Wednesday, June 4, 2008

A Virgin is Married on A Wednesday

A French court in April annulled a marriage between two French Muslims because the bride had lied to the groom about being a virgin. This ruling raises lots of interesting religious, political, social, and legal questions, and I would like to ignore all of them. (Eugene Volokh at the Volokh Conspiracy has a short analysis that basically seems right.) Instead, I'd like to focus on a very similar provision in the Talmud and its surprising evolution between the Mishnah (about 200 CE) and the Gemara (about 500 CE).

In traditional Jewish law, there is no requirement that a bride be a virgin. And many of the particular rules (including the following one) have been relaxed or modified in later times. But the Talmud makes a distinction between when a virgin and non-virgin are married and for an odd reason.

The first Mishnah in Ketubot (or Kesubos, depending on who your friends are) is "A virgin in married on a Wednesday, and a widow on a Thursday." (Ket. 2a.) The Mishnah explains that since courts met on Mondays and Thursday, if the groom had an issue about his bride's virginity, he could immediately go to court the following morning. This raises a zillion issues, and the Gemara jumps right in.

One practical problem is how does the groom know that his wife is not a virgin? The Talmud suggests two possibilities (and sorry for the explicit language here): if the groom finds that his wife has an "open opening" (a petach patuach) or finds the absence of blood, these suggest a lack of virginity. (Ket. 9b.) Note that neither test is all that reliable, and there is the practical question of how the groom has acquired such expertise in both the openness of openings and in hematology.

The Gemara then recounts a series of six stories involving a husband challenging or questioning or doubting his wife's virginity. (Ket 10a - 10b.)

In the first story, a groom comes to R. Nachman and says that he found an "open opening". Without hearing anything further, R. Nachman immediately order that the groom be lashed with palm branches because he must have visited prostitutes to have known this. (Ket. 10a.)
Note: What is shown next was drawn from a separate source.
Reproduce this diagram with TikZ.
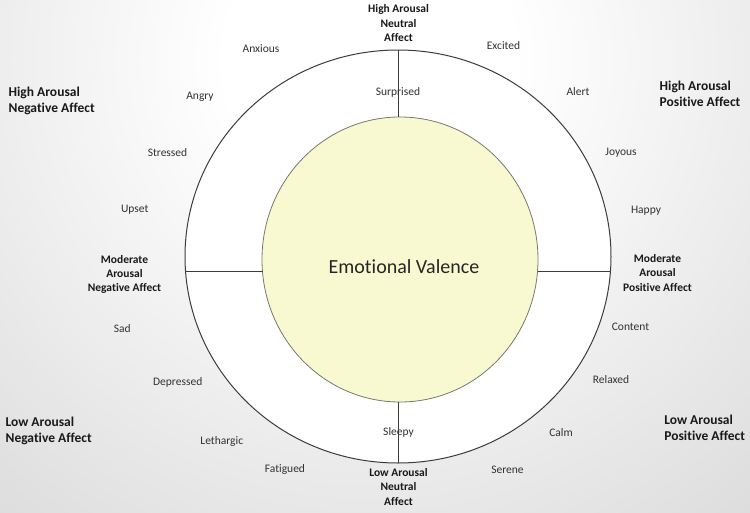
\documentclass[tikz,border=0pt]{standalone}
\usepackage{fontspec}
\setmainfont{Carlito}[Ligatures={NoCommon,NoContextual}]
\usetikzlibrary{shapes.geometric}
\definecolor{ringline}{RGB}{60,60,60}
\definecolor{innerline}{RGB}{120,120,110}
\definecolor{innerfill}{RGB}{248,249,208}
\definecolor{wordcol}{RGB}{50,50,50}
\definecolor{bgedge}{RGB}{200,200,200}
\pgfdeclareradialshading{bgshade}{\pgfpoint{0bp}{0bp}}{color(0bp)=(white); color(6bp)=(white); color(36bp)=(bgedge); color(50bp)=(bgedge)}
\tikzset{
  word/.style={inner sep=0pt, text=wordcol, font=\fontsize{11.5}{13.8}\selectfont},
  midlabel/.style={inner sep=0pt, align=center, text=black!90, font=\bfseries\fontsize{11.5}{14.3}\selectfont},
  cornerlabel/.style={inner sep=0pt, align=left, text=black!90, font=\bfseries\fontsize{13.5}{16.2}\selectfont},
  divider/.style={draw=ringline, line width=1.1pt},
}
\begin{document}
\begin{tikzpicture}[x=1pt,y=-1pt]
\useasboundingbox (0,0) rectangle (750,512);
\begin{scope}
\clip (0,0) rectangle (750,512);
\shade[shading=bgshade] (370,60) circle (600);
\end{scope}
% rings
\node[ellipse, draw=ringline, line width=1pt, fill=white, minimum width=426pt, minimum height=413pt, inner sep=0pt] (outer) at (398,256.5) {};
\node[ellipse, draw=innerline, line width=0.8pt, fill=innerfill, minimum width=276pt, minimum height=285pt, inner sep=0pt] (inner) at (400,259.5) {};
% divider end points
\coordinate (ta) at (398.7,50);
\coordinate (tb) at (398.7,117);
\coordinate (ba) at (398.7,402);
\coordinate (bb) at (398.7,463);
\coordinate (la) at (185.6,271.7);
\coordinate (lb) at (262.5,271.7);
\coordinate (ra) at (537.5,271.7);
\coordinate (rb) at (610.4,271.7);
\draw[divider] (ta) -- (tb);
\draw[divider] (ba) -- (bb);
\draw[divider] (la) -- (lb);
\draw[divider] (ra) -- (rb);
% center text
\node[inner sep=0pt, text=black!85, font=\fontsize{20}{24}\selectfont] (valence) at (404,267) {Emotional Valence};
% emotion words
\node[word] (surprised) at (398,92.7) {Surprised};
\node[word] (sleepy) at (398.5,432.7) {Sleepy};
\node[word] (excited) at (503.5,45.3) {Excited};
\node[word] (alert) at (578,91.3) {Alert};
\node[word] (joyous) at (621,152.7) {Joyous};
\node[word] (happy) at (646,211) {Happy};
\node[word] (content) at (630.5,326.7) {Content};
\node[word] (relaxed) at (611,380) {Relaxed};
\node[word] (calm) at (561,432.7) {Calm};
\node[word] (serene) at (507.5,469.7) {Serene};
\node[word] (anxious) at (261,49) {Anxious};
\node[word] (angry) at (200,96.3) {Angry};
\node[word] (stressed) at (167.5,152.3) {Stressed};
\node[word] (upset) at (134.7,209.3) {Upset};
\node[word] (sad) at (122.3,328.3) {Sad};
\node[word] (depressed) at (177.7,382) {Depressed};
\node[word] (lethargic) at (221.8,441.3) {Lethargic};
\node[word] (fatigued) at (285,469.7) {Fatigued};
% region labels
\node[midlabel] (hanl) at (398.5,23.3) {High Arousal\\Neutral\\Affect};
\node[midlabel] (lanl) at (398.5,486.9) {Low Arousal\\Neutral\\Affect};
\node[midlabel] (manl) at (124.5,274.3) {Moderate\\Arousal\\Negative Affect};
\node[midlabel] (mapl) at (657.5,272.8) {Moderate\\Arousal\\Positive Affect};
\node[cornerlabel] (hangl) at (51.7,100.7) {High Arousal\\Negative Affect};
\node[cornerlabel] (hapl) at (700,93.9) {High Arousal\\Positive Affect};
\node[cornerlabel] (langl) at (48.7,430.9) {Low Arousal\\Negative Affect};
\node[cornerlabel] (lapl) at (704.7,427.5) {Low Arousal\\Positive Affect};
\end{tikzpicture}
\end{document}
What a surprising twist. The groom's underlying complaint is completely ignored. R. Nachman changes the subject from the bride's virginity to the groom's conduct and summarily punishes him. No hearing and no evidence. Not even the opportunity for the groom to explain. Just immediate lashes.

In the second story, R. Gamliel explains that the complaining groom is probably mistaken and entered at the wrong angle. (Ket. 10a.) This is followed by two analogies to entering at an angle. Again, the rabbi hears no evidence; he simply throws obstacles in the way of the complaining groom.

And so it goes, through all six stories. (My favorite: the wine-barrel test. You can look that one up. Suffice it to say that there is no way that the wise R. Gamliel bar Rebbi could have believed that the test would provide any useful information.) In all six stories, the groom's complaint is ignored, dismissed, or rejected, often on pretty shaky grounds.

What is going on here?

A little legal realism goes a long way here. The Gemara rabbis are simply doing justice, not following the strict letter of the law.

Under the strict letter of the law, the groom has marched into court with a plausible complaint, just as the Mishnah says he should. He might prevail or he might not, but like anyone with a plausible complaint, he is entitled to his day in court.

But the practical aspects of the story are much bigger. The two "tests" for virginity are not very reliable. And a wedding night, especially for a younger and inexperienced groom, is a highly confusing and emotional time. The groom might have had unrealistic macho expectations about what it was all about. He might have been terrified and not known what to expect. He might have had too much to drink at the wedding. There are lots of reasons to want to keep this groom out of court.

The consequences of erroneously believing the groom would often be devastating on the wife: an immediate divorce and a blackened name. And the consequences of erroneously believing the wife's claim that she was a virgin would be considerably smaller: a continuing marriage between two people who, at least until the night before, wanted to be married. All in all, there is no great practical reason to let these cases into court. But we have the explicit statement in the Mishnah that the reason a virgin is married on a Wednesday is precisely to allow the groom to come into court on Thursday if he finds, or thinks he finds, a problem.

The rabbis could not change the Mishnah. But they could circumvent it, at least within some broad parameters. And as these six stories show, they did exactly that.

One quick comparison with American law. American law has a built-in mechanism for evolving in the face of problems or changed circumstances: we can amend statutes and overturn cases. Accordingly, there is little or no reason for American judges to engage in creative interpretation to avoid a problematic law.

But halacha lacks such a mechanism for change. In fact, numerous interpretive rules make change even more difficult that it otherwise would be. This makes sense if the written and oral law were literally given by God and the earlier sages were on a higher spiritual plane than later ones. But if this is not the case, then employing these rules will, over time, simply ossify bad or outdated laws.

The rabbis of the Gemara realized this problem, at least in some extreme cases. And they were willing to be flexible where they needed to be. It might be that liberal Judaism, and specifically Conservative Judaism, with its greater flexibility towards changing halacha, is the true ideological heir to the Talmud.